The movie starts with a pretentious and not very believable panoply of planets and galaxies and an unctuous voice over by some guy who sounded as if he’d a few too many gin and tonics. Something about a visitor coming to Earth. Obviously, the astounding she-monster. So, immediately we switch to the utterly unnecessary (except, of course, to occupy footage to fill out this 62 minute epic) sub-plot of a trio of incompetent criminals (the chief, his henchman, and the chief’s booze-soaked moll) who kidnap a “socialite” who will never see 35 again and who’s obviously been around the block multiple times for every one of those 35+ years. They force her into their car, and drive off, and for some inexplicable reason eventually head up a dark mountain road (more of an unpaved trail, actually) until the henchman, startled (who wouldn’t be?) by a glowing woman wearing a skin-tight bodysuit, drives off the road and wrecks the car. The chief, instead of going back down the trail to civilization, also inexplicably orders them to go up the mountain, where fortuitously they come across the rustic cabin (which is the only indoor set in the entire movie) of our geologist hero and his doomed canine companion.
Our hero and the kidnaped “socialite”
The “naked chick,” as the startled henchman calls her, is of course the astounding she-monster, who, moments earlier, our hero had observed crashing into the desert at the base of the mountain. Since then we have observed her walking around, glowing in a sinister and oddly effective (especially for this movie) manner. The other strange thing about her is her way of walking, sort of a sinuous combination of fancy pageant walking and stripper striding (both of which, for all I know, she may have been familiar with). The weird thing was that you never saw her back. Then I read in Bill Warren’s indispensable KEEP WATCHING THE SKIES the reason behind this.

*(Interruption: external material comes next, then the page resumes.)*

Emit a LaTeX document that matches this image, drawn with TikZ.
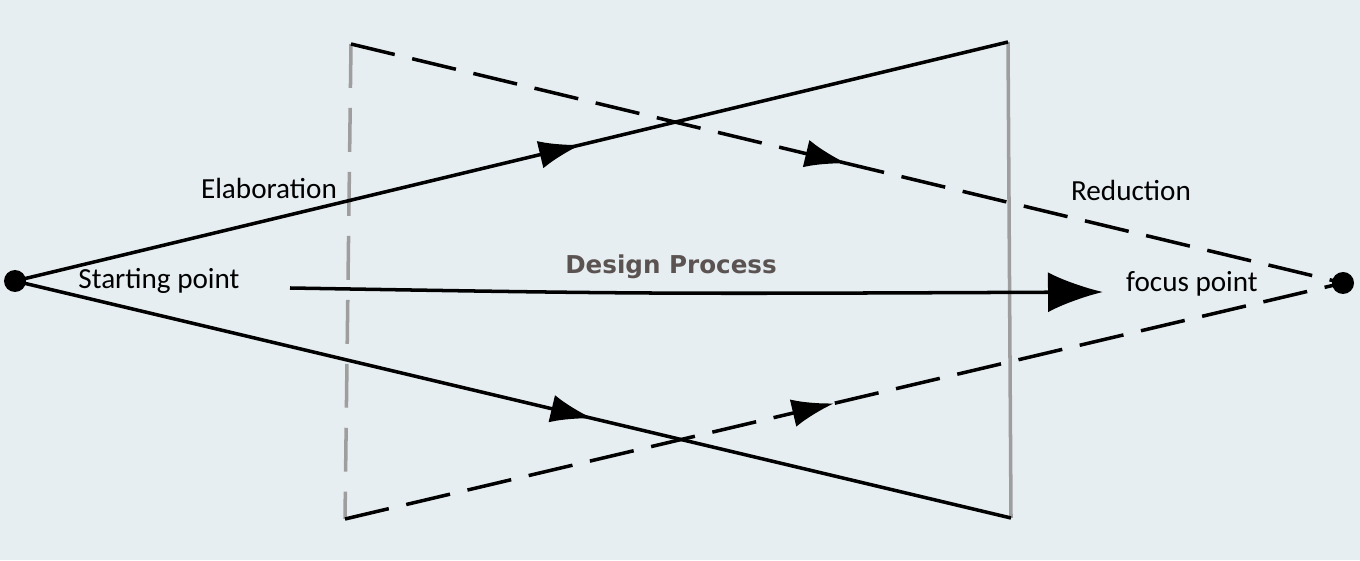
\documentclass[tikz,border=0pt]{standalone}
\usepackage{fontspec}
\setmainfont{Carlito}
\newfontfamily\dpfont{DejaVu Sans}
\usetikzlibrary{arrows.meta,decorations.markings}
\definecolor{bgblue}{HTML}{E7EEF2}
\definecolor{frameGrey}{HTML}{9E9E9E}
\definecolor{dpBrown}{HTML}{5B5352}
\tikzset{
  midarrow/.style={postaction={decorate},decoration={markings,
      mark=at position #1 with {\arrow{Latex[length=4.2mm,width=2.8mm]}}}},
  path/.style={line width=1pt},
  dashpath/.style={line width=1pt, dash pattern=on 12.8pt off 5.1pt},
  lbl/.style={font=\fontsize{8.3}{10}\selectfont, inner sep=0pt}
}
\begin{document}
\begin{tikzpicture} % diverge and converge
        \fill[bgblue] (0,0) rectangle (13.6,5.6);
        \useasboundingbox (0,0) rectangle (13.6,5.6);
        \coordinate (start) at (0.15, 2.79);
        \coordinate (focus) at (13.43, 2.77);
        \coordinate (tl) at (3.51, 5.16);
        \coordinate (bl) at (3.45, 0.41);
        \coordinate (tr) at (10.08, 5.18);
        \coordinate (br) at (10.11, 0.42);
        \coordinate (dpstart) at (2.90, 2.72);
        \coordinate (dpend) at (11.03, 2.68);
        \draw[frameGrey, line width=1pt, dash pattern=on 12.5pt off 5.7pt] (tl) -- (bl);
        \draw[frameGrey, line width=1pt] (tr) -- (br);
        \draw[path, midarrow=0.57] (start) -- (tr);
        \draw[path, midarrow=0.58] (start) -- (br);
        \draw[dashpath, midarrow=0.5] (tl) -- (focus);
        \draw[dashpath, midarrow=0.49] (bl) -- (focus);
        \draw[path, -{Latex[length=5.5mm,width=4mm]}] (dpstart) .. controls (6.5, 2.66) .. (dpend);
        \fill (start) circle (0.11);
        \fill (focus) circle (0.11);
        \node[lbl] (elab) at (2.69, 3.72) {Elaboration};
        \node[lbl] (startlbl) at (1.59, 2.79) {Starting point};
        \node[lbl] (red) at (11.31, 3.70) {Reduction};
        \node[lbl] (focuslbl) at (11.92, 2.76) {focus point};
        \node[inner sep=0pt, text=dpBrown, font=\dpfont\bfseries\fontsize{7}{9}\selectfont] (dp) at (6.71, 2.93) {Design Process};
      \end{tikzpicture}
\end{document}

It seems that early in the onset of the epic four day (!) shoot, she ripped the seam of the bodysuit down the butt (understandable, actually). And they didn’t have any money in the budget to replace or repair it. Really? Not enough in the budget for a needle and thread?

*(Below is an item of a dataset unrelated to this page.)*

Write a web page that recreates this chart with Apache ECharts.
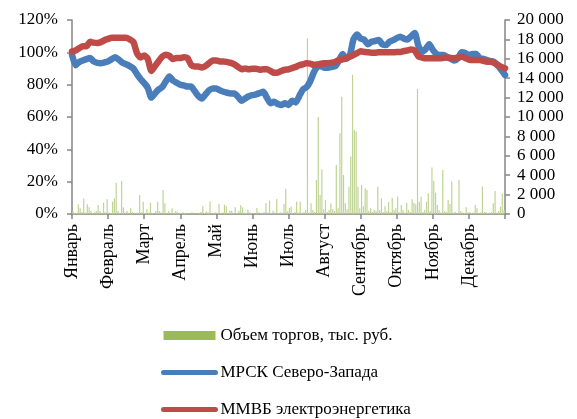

In any case, the she-monster comes across in quick order a stock footage coyote, deer, and snake during her mountain side ramble. The coyote and deer flee. She picks up the snake, and then quickly tosses it away, immediately rubberized and/or dead. You learn she’s a badass who can kill (or rubberize) with a touch.

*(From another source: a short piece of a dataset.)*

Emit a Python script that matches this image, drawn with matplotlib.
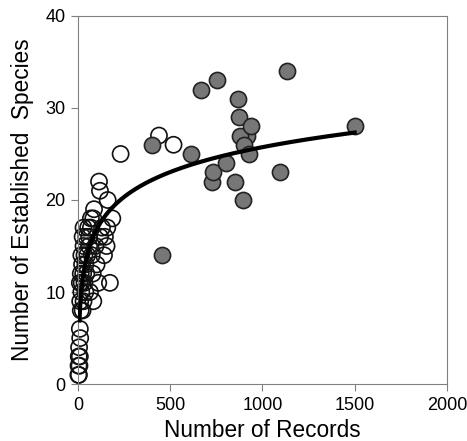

So, I bet you see where this is heading. Everyone converges on the lonely mountain cabin of our hero geologist and his doomed faithful companion. EVERYONE, and I mean, EVERYONE, except for the dog, in this movie is a complete idiot. The dog, tossed out into the night by the idiot criminals, sees the idiot she-monster and trots towards her, barking in welcome and wagging his tail, and she reaches out and kills him. The chief’s henchman goes out to see what all the fuss is, and she reaches out, and kills him. In the she-monster’s defense, he was shooting at her at the time, but his bullets had no effect on her. She kills him anyway. Then, the she-monster leaps through the cabin’s window (which obviously had no glass in it) and everyone runs outside.
Excitement on the awesome cabin interior set.
They get into our hero’s jeep and go down the mountain. Somehow, the she-monster gets ahead of them on the trail, reaches out and kills the booze-soaked moll while everyone runs back to the cabin. They decide to run for it. The she-monster follows them. A bear follows her. The she-monster kills the bear in a completely unconvincing manner. They run back into the cabin and make a torch, go out and wander in the night again (which shifted quite obviously from night to day and back again as scenes progress), and she reaches out and kills the chief. They run back into the cabin again. Our hero makes up a concoction of hydrochloric and sulphuric acid (pouring it into narrow-necked containers; “Steady hands,” Gail comments. I agree. The guy is an idiot to handle acid in that manner, but he does have nerves of steel.). The she-monster jumps through the glassless window again. Our hero throws the container of acid at her. It hits her in the stomach. It doesn’t break but the she-monster dies immediately, anyway. And then dissolves, leaving behind only the brooch that had been dangling upon her impressive bosom the whole time.
Dead she-monster, pre-dissolution.
Our hero opens it and finds a note, written in English, introducing the she-monster as an alien ambassadress who has come to help the Earth solve all their problems before we blow ourselves up. Really? I mean frigging really? The off-stage aliens must also be complete idiots, because otherwise they wouldn’t have sent a mute ambassadress who slinks around mountains at night killing everything that comes within reach. Gah.
Because English isn’t enough to show this film’s astoundingness.
Even with the pointless dog-killing, I’ve still seen worse movies (but not too many; only 3 out the last 288). And it was short. I’ll award them half a point for that and Shirley Kilpatrick’s obvious thespian assets, giving it a rating of 1+.